**WHAT THE TASK ASKS**
Pull out every line from the listing that has the word "this".

**LISTED RECORDS**
===

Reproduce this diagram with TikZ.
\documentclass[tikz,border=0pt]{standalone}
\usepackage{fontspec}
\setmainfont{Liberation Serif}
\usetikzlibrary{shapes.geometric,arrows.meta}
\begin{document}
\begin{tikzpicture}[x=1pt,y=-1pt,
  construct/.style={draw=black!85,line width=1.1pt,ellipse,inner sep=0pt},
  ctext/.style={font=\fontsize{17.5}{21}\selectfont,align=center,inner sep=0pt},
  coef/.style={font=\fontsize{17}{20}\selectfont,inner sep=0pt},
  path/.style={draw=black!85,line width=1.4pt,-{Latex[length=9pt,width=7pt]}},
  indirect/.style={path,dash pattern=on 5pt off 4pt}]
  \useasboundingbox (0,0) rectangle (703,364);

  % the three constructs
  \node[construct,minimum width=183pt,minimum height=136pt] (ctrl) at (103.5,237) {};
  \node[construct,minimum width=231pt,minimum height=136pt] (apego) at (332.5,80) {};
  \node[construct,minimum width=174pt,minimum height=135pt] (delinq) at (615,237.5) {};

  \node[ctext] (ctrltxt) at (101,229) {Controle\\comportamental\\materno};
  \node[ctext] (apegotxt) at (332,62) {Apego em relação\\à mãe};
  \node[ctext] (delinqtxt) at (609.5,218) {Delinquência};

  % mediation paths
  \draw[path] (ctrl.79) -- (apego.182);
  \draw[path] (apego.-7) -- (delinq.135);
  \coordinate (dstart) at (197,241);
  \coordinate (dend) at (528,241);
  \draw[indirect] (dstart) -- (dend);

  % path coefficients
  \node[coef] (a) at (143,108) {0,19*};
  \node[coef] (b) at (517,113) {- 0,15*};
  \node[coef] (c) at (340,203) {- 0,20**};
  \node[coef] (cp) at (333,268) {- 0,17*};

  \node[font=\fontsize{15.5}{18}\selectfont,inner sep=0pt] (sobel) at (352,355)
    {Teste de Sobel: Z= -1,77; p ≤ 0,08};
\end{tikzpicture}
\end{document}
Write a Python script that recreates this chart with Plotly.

===

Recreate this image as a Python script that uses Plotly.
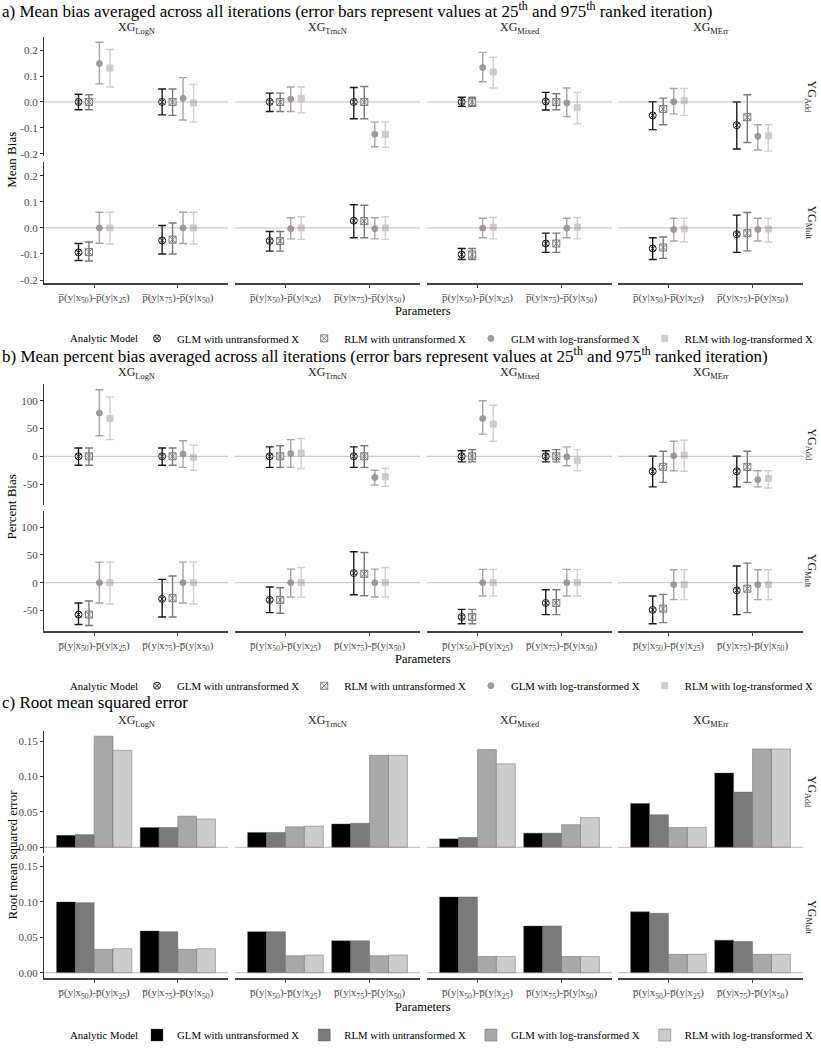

===

**EXERCISE OUTPUT**
Reproduce this diagram with TikZ.
Write a Python script that recreates this chart with Plotly.
Recreate this image as a Python script that uses Plotly.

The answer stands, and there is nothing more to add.